(Sharecast News) - Rotork reported a 4% decline in first-half profit on Tuesday as revenues were dented by the Covid-19 pandemic, but the industrial flow control equipment maker reinstated its previously-deferred final dividend for 2019.
Pre-tax profit fell to £50m from £52.2m in the first half of last year, with revenue down 11.1% to £283.2m and order intake 17.1% lower at £300.5m.
Revenues were lower mainly because Covid disrupted production facilities and Rotork Site Services, but rose sequentially through May and June.
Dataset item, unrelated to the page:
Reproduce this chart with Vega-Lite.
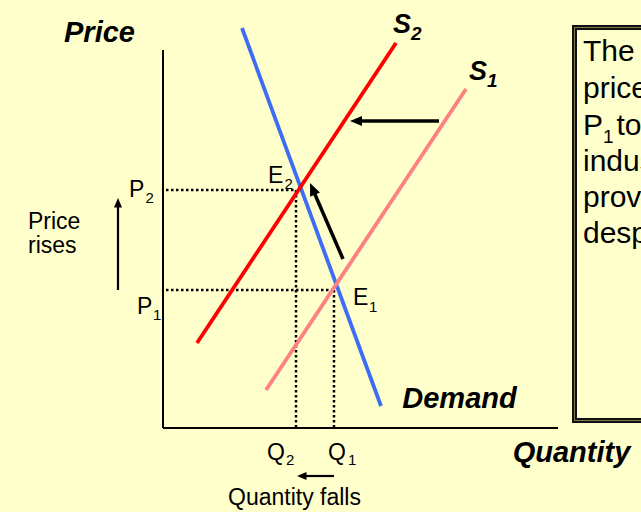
{
  "$schema": "https://vega.github.io/schema/vega-lite/v6.json",
  "width": 641,
  "height": 512,
  "autosize": {"type": "fit", "contains": "padding"},
  "padding": 0,
  "background": "#FFFFCC",
  "config": {"view": {"stroke": null}, "text": {"font": "Liberation Sans", "color": "black"}},
  "datasets": {
    "box": [{"x": 41.15, "y": 40.05, "x2": 52, "y2": 0.75}],
    "boxText": [
      {"label": "The", "x": 42.0, "y": 36.7},
      {"label": "price", "x": 42.0, "y": 33.0},
      {"label": "P", "x": 42.0, "y": 29.3},
      {"label": "to", "x": 45.35, "y": 29.3},
      {"label": "industry", "x": 42.0, "y": 25.7},
      {"label": "provided", "x": 42.0, "y": 22.1},
      {"label": "despite", "x": 42.0, "y": 18.5}
    ],
    "boxSubs": [{"label": "1", "x": 44.0, "y": 28.5}],
    "axes": [
      {"x": 0, "y": 0, "x2": 0, "y2": 37.8},
      {"x": 0, "y": 0, "x2": 39.5, "y2": 0}
    ],
    "dotted": [
      {"x": 0.3, "y": 23.8, "x2": 13.3, "y2": 23.8},
      {"x": 13.3, "y": 23.8, "x2": 13.3, "y2": 0},
      {"x": 0.3, "y": 13.8, "x2": 17.1, "y2": 13.8},
      {"x": 17.1, "y": 13.8, "x2": 17.1, "y2": 0}
    ],
    "curves": [
      {"series": "Demand", "x": 7.9, "y": 40.0, "x2": 21.8, "y2": 2.2},
      {"series": "S2", "x": 3.4, "y": 8.5, "x2": 23.3, "y2": 38.5},
      {"series": "S1", "x": 10.3, "y": 3.8, "x2": 30.3, "y2": 33.9}
    ],
    "thickShafts": [
      {"x": 27.6, "y": 30.7, "x2": 19.6, "y2": 30.7},
      {"x": 18.0, "y": 16.9, "x2": 15.06, "y2": 23.67}
    ],
    "thinShafts": [
      {"x": -4.5, "y": 13.8, "x2": -4.5, "y2": 22.2},
      {"x": 17.1, "y": -4.8, "x2": 14.2, "y2": -4.8}
    ],
    "headLeftThick": [{"x": 18.7, "y": 30.7}],
    "headDiag": [{"x": 14.7, "y": 24.5}],
    "headUpThin": [{"x": -4.5, "y": 23.0}],
    "headLeftThin": [{"x": 13.4, "y": -4.8}],
    "titles": [
      {"label": "Price", "x": -6.35, "y": 38.6},
      {"label": "Demand", "x": 29.65, "y": 2.0},
      {"label": "Quantity", "x": 40.85, "y": -3.4}
    ],
    "curveNames": [
      {"label": "S", "x": 23.0, "y": 39.5},
      {"label": "S", "x": 30.6, "y": 34.8}
    ],
    "curveSubs": [
      {"label": "2", "x": 24.8, "y": 38.8},
      {"label": "1", "x": 32.4, "y": 34.1}
    ],
    "points": [
      {"label": "P", "x": -3.4, "y": 23.1},
      {"label": "P", "x": -2.6, "y": 11.4},
      {"label": "E", "x": 10.5, "y": 24.5},
      {"label": "E", "x": 19.0, "y": 12.3},
      {"label": "Q", "x": 10.4, "y": -3.2},
      {"label": "Q", "x": 16.5, "y": -3.2}
    ],
    "pointSubs": [
      {"label": "2", "x": -1.75, "y": 22.5},
      {"label": "1", "x": -1.0, "y": 10.8},
      {"label": "2", "x": 12.15, "y": 23.9},
      {"label": "1", "x": 20.6, "y": 11.6},
      {"label": "2", "x": 12.3, "y": -3.7},
      {"label": "1", "x": 18.5, "y": -3.7}
    ],
    "notesLeft": [
      {"label": "Price", "x": -13.5, "y": 19.9},
      {"label": "rises", "x": -13.5, "y": 17.5}
    ],
    "notesCenter": [
      {"label": "Quantity falls", "x": 13.15, "y": -7.7}
    ]
  },
  "encoding": {
    "x": {"field": "x", "type": "quantitative", "scale": {"domain": [-16.3, 47.8], "nice": false, "zero": false}, "axis": null},
    "y": {"field": "y", "type": "quantitative", "scale": {"domain": [-8.4, 42.8], "nice": false, "zero": false}, "axis": null}
  },
  "layer": [
    {
      "data": {"name": "box"},
      "mark": {"type": "rect", "fill": "#FFFFCC", "stroke": "#111111", "strokeWidth": 5, "clip": true},
      "encoding": {"x2": {"field": "x2"}, "y2": {"field": "y2"}}
    },
    {
      "data": {"name": "box"},
      "mark": {"type": "rect", "fillOpacity": 0, "stroke": "#7a7a4a", "strokeWidth": 1, "clip": true},
      "encoding": {"x2": {"field": "x2"}, "y2": {"field": "y2"}}
    },
    {
      "data": {"name": "boxText"},
      "mark": {"type": "text", "align": "left", "baseline": "alphabetic", "fontSize": 30, "clip": true},
      "encoding": {"text": {"field": "label"}}
    },
    {
      "data": {"name": "boxSubs"},
      "mark": {"type": "text", "align": "left", "baseline": "alphabetic", "fontSize": 19, "clip": true},
      "encoding": {"text": {"field": "label"}}
    },
    {
      "data": {"name": "axes"},
      "mark": {"type": "rule", "color": "black", "strokeWidth": 2},
      "encoding": {"x2": {"field": "x2"}, "y2": {"field": "y2"}}
    },
    {
      "data": {"name": "dotted"},
      "mark": {"type": "rule", "color": "black", "strokeWidth": 2.5, "strokeDash": [2.5, 2.5]},
      "encoding": {"x2": {"field": "x2"}, "y2": {"field": "y2"}}
    },
    {
      "data": {"name": "curves"},
      "mark": {"type": "rule", "strokeWidth": 3.8},
      "encoding": {
        "x2": {"field": "x2"},
        "y2": {"field": "y2"},
        "color": {"field": "series", "type": "nominal", "scale": {"domain": ["Demand", "S1", "S2"], "range": ["#3D6CF5", "#FF8080", "#FF0000"]}, "legend": null}
      }
    },
    {
      "data": {"name": "thickShafts"},
      "mark": {"type": "rule", "color": "black", "strokeWidth": 3.5},
      "encoding": {"x2": {"field": "x2"}, "y2": {"field": "y2"}}
    },
    {
      "data": {"name": "thinShafts"},
      "mark": {"type": "rule", "color": "black", "strokeWidth": 2.2},
      "encoding": {"x2": {"field": "x2"}, "y2": {"field": "y2"}}
    },
    {
      "data": {"name": "headLeftThick"},
      "mark": {"type": "point", "shape": "M0,0L0.85,2L-0.85,2Z", "size": 144, "filled": true, "color": "black", "opacity": 1, "angle": 270}
    },
    {
      "data": {"name": "headDiag"},
      "mark": {"type": "point", "shape": "M0,0L0.85,2L-0.85,2Z", "size": 160, "filled": true, "color": "black", "opacity": 1, "angle": 336.5}
    },
    {
      "data": {"name": "headUpThin"},
      "mark": {"type": "point", "shape": "M0,0L0.85,2L-0.85,2Z", "size": 90, "filled": true, "color": "black", "opacity": 1, "angle": 0}
    },
    {
      "data": {"name": "headLeftThin"},
      "mark": {"type": "point", "shape": "M0,0L0.85,2L-0.85,2Z", "size": 90, "filled": true, "color": "black", "opacity": 1, "angle": 270}
    },
    {
      "data": {"name": "titles"},
      "mark": {"type": "text", "align": "center", "baseline": "alphabetic", "fontSize": 29, "fontWeight": "bold", "fontStyle": "italic"},
      "encoding": {"text": {"field": "label"}}
    },
    {
      "data": {"name": "curveNames"},
      "mark": {"type": "text", "align": "left", "baseline": "alphabetic", "fontSize": 27, "fontWeight": "bold", "fontStyle": "italic"},
      "encoding": {"text": {"field": "label"}}
    },
    {
      "data": {"name": "curveSubs"},
      "mark": {"type": "text", "align": "left", "baseline": "alphabetic", "fontSize": 19, "fontWeight": "bold", "fontStyle": "italic"},
      "encoding": {"text": {"field": "label"}}
    },
    {
      "data": {"name": "points"},
      "mark": {"type": "text", "align": "left", "baseline": "alphabetic", "fontSize": 23},
      "encoding": {"text": {"field": "label"}}
    },
    {
      "data": {"name": "pointSubs"},
      "mark": {"type": "text", "align": "left", "baseline": "alphabetic", "fontSize": 15},
      "encoding": {"text": {"field": "label"}}
    },
    {
      "data": {"name": "notesLeft"},
      "mark": {"type": "text", "align": "left", "baseline": "alphabetic", "fontSize": 23},
      "encoding": {"text": {"field": "label"}}
    },
    {
      "data": {"name": "notesCenter"},
      "mark": {"type": "text", "align": "center", "baseline": "alphabetic", "fontSize": 23},
      "encoding": {"text": {"field": "label"}}
    }
  ]
}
Meanwhile, the reduction in order intake reflected "a sharp reduction in global economic activity, the strong comparative period and extreme volatility in hydrocarbon prices", it said.
On the upside, profit margins were 50 basis points higher, benefiting from continued execution of the company's growth acceleration programme, cost mitigation actions, reduced discretionary spend and mix.
The company withdrew its forward guidance for the current year at the end of March due to Covid-19. "We retain this position as considerable uncertainty remains, and therefore we are not announcing a dividend in respect of this period today," said chief executive Kevin Hostetler.
However, it will be paying the previously deferred 2019 final dividend of 3.9p per share.
Hostetler added: "Whilst the outlook for our end markets remains uncertain, we entered the second half with our production facilities operating at close to normal output levels, a solid order book and the considerable flexibility provided by our strong balance sheet. We are confident that we will successfully navigate the current challenges and will be a stronger business going forward."